One of the most important tools parents can have when it comes to their child’s education is to have a good rapport with their child’s teachers. Create a dialogue with them and be as involved in your child’s schooling as you can be. This not only means attending parent-teacher conferences when they come about but also paying close attention to the grades your child is receiving on their tests and homework assignments.
Teachers who see that you are willing to put in the effort to help your child succeed are more likely to come to you with problems they see. If they don’t? Well, then it is your job as a parent to bring your questions and concerns to the teacher’s attention and to make sure they are addressed satisfactorily.
Have you noticed a sudden decline in your child’s school performance? The first step is to talk to them directly. Find out if they may have failed a test because they neglected to study for it, or if their homework grades are less than satisfactory because they have not completed their assignments, or perhaps they aren’t putting in the effort they should be.

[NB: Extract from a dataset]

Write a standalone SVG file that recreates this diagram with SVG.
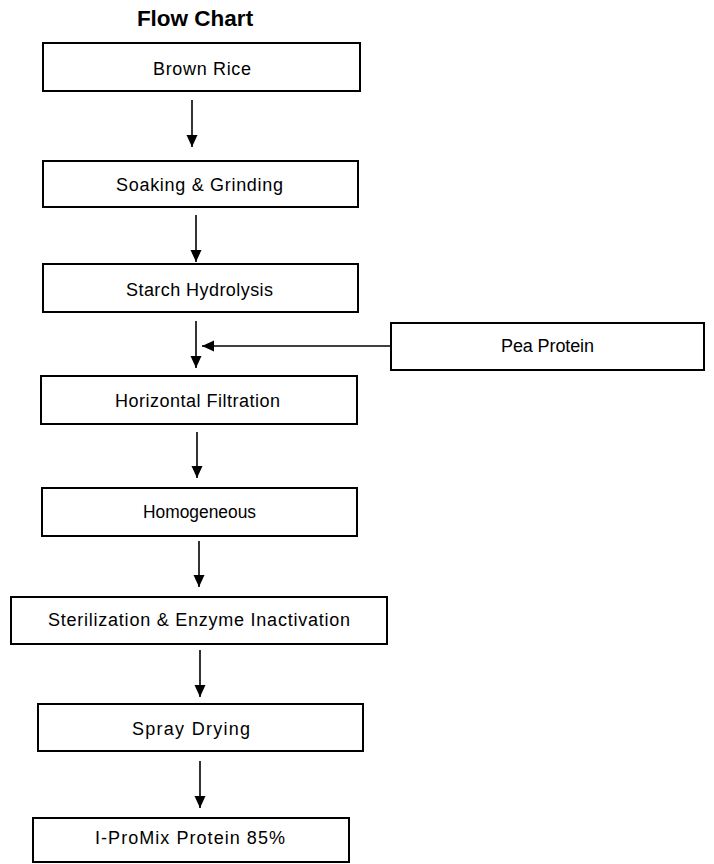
<svg xmlns="http://www.w3.org/2000/svg" width="714" height="864" viewBox="0 0 714 864">
<style>
  .box { fill: #ffffff; stroke: #000000; stroke-width: 2; }
  .lbl { font-family: "Liberation Sans", Arial, sans-serif; font-size: 18px; fill: #000000; text-anchor: middle; }
  .title { font-family: "Liberation Sans", Arial, sans-serif; font-size: 22.5px; font-weight: bold; fill: #000000; text-anchor: middle; }
  .conn { stroke: #000000; stroke-width: 1.6; fill: none; }
</style>
<defs>
  <marker id="arrow" viewBox="0 0 12 12" markerWidth="12" markerHeight="12" refX="12" refY="6" orient="auto" markerUnits="userSpaceOnUse">
    <path d="M0,0.5 L12,6 L0,11.5 Z" fill="#000000"/>
  </marker>
</defs>
<rect width="714" height="864" fill="#ffffff"/>
<text class="title" x="195" y="26">Flow Chart</text>

<g id="brown-rice">
  <rect class="box" x="43" y="43" width="317" height="48"/>
  <text class="lbl" x="202" y="75" textLength="98" lengthAdjust="spacing">Brown Rice</text>
</g>
<g id="soaking-grinding">
  <rect class="box" x="43" y="161" width="315" height="46"/>
  <text class="lbl" x="199.5" y="191" textLength="167" lengthAdjust="spacing">Soaking &amp; Grinding</text>
</g>
<g id="starch-hydrolysis">
  <rect class="box" x="43" y="264" width="315" height="48"/>
  <text class="lbl" x="199.5" y="296" textLength="147" lengthAdjust="spacing">Starch Hydrolysis</text>
</g>
<g id="pea-protein">
  <rect class="box" x="391" y="323" width="313" height="47"/>
  <text class="lbl" x="547.5" y="352" textLength="93" lengthAdjust="spacing">Pea Protein</text>
</g>
<g id="horizontal-filtration">
  <rect class="box" x="41" y="376" width="316" height="48"/>
  <text class="lbl" x="197.5" y="407" textLength="165" lengthAdjust="spacing">Horizontal Filtration</text>
</g>
<g id="homogeneous">
  <rect class="box" x="42" y="488" width="315" height="48"/>
  <text class="lbl" x="199.5" y="518" textLength="113" lengthAdjust="spacingAndGlyphs">Homogeneous</text>
</g>
<g id="sterilization">
  <rect class="box" x="11" y="597" width="376" height="47"/>
  <text class="lbl" x="199" y="626" textLength="302" lengthAdjust="spacing">Sterilization &amp; Enzyme Inactivation</text>
</g>
<g id="spray-drying">
  <rect class="box" x="38" y="704" width="325" height="47"/>
  <text class="lbl" x="191" y="735" textLength="118" lengthAdjust="spacing">Spray Drying</text>
</g>
<g id="final-product">
  <rect class="box" x="33" y="818" width="316" height="44"/>
  <text class="lbl" x="190" y="844" textLength="190" lengthAdjust="spacing">I-ProMix Protein 85%</text>
</g>

<g id="connectors">
  <line class="conn" x1="192" y1="100" x2="192" y2="147" marker-end="url(#arrow)"/>
  <line class="conn" x1="196" y1="215" x2="196" y2="262" marker-end="url(#arrow)"/>
  <line class="conn" x1="196" y1="321" x2="196" y2="368" marker-end="url(#arrow)"/>
  <line class="conn" x1="391" y1="346" x2="202" y2="346" marker-end="url(#arrow)"/>
  <line class="conn" x1="197" y1="432" x2="197" y2="478" marker-end="url(#arrow)"/>
  <line class="conn" x1="199" y1="541" x2="199" y2="587" marker-end="url(#arrow)"/>
  <line class="conn" x1="200" y1="650" x2="200" y2="697" marker-end="url(#arrow)"/>
  <line class="conn" x1="200" y1="761" x2="200" y2="808" marker-end="url(#arrow)"/>
</g>
</svg>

After making sure your child is doing their best, go over their homework assignments with them. Go over the test questions they got wrong and see if you can figure out where the issue is. Then open a dialogue with their teachers; I cannot stress how important this is! Explain to them that you have noticed the decline in your child’s work and would like to explore your options.
If it is something your child simply does not understand, perhaps the teacher can offer extra one-on-one time with them, or maybe the school offers an after-school tutoring program. If those things are not available to you, use your at-home computer to research tutors in your area. If you cannot find a private tutor, or cannot afford one, there are numerous websites dedicated to online homework help. Only you know your child, and therefore what method would work best for them.
Another valuable thing that you can do as a parent is to set aside some time every night to go over your child’s work with them, whether it be homework or class work. You might even come up with some additional “at home” work that your child can complete to help cement their understanding of a certain topic.
Just remember, if you decide to go this route, that your child may become upset, overly frustrated or even angry if they are having a difficult time with a certain concept. The best thing you can do is be patient and encourage them. Even if they need extra help, it will do them (and their self-esteem) a world of good to know that their parent is fully behind them and offering not only support but encouragement, as well. You would be surprised how just knowing their parents believe in them can help a child.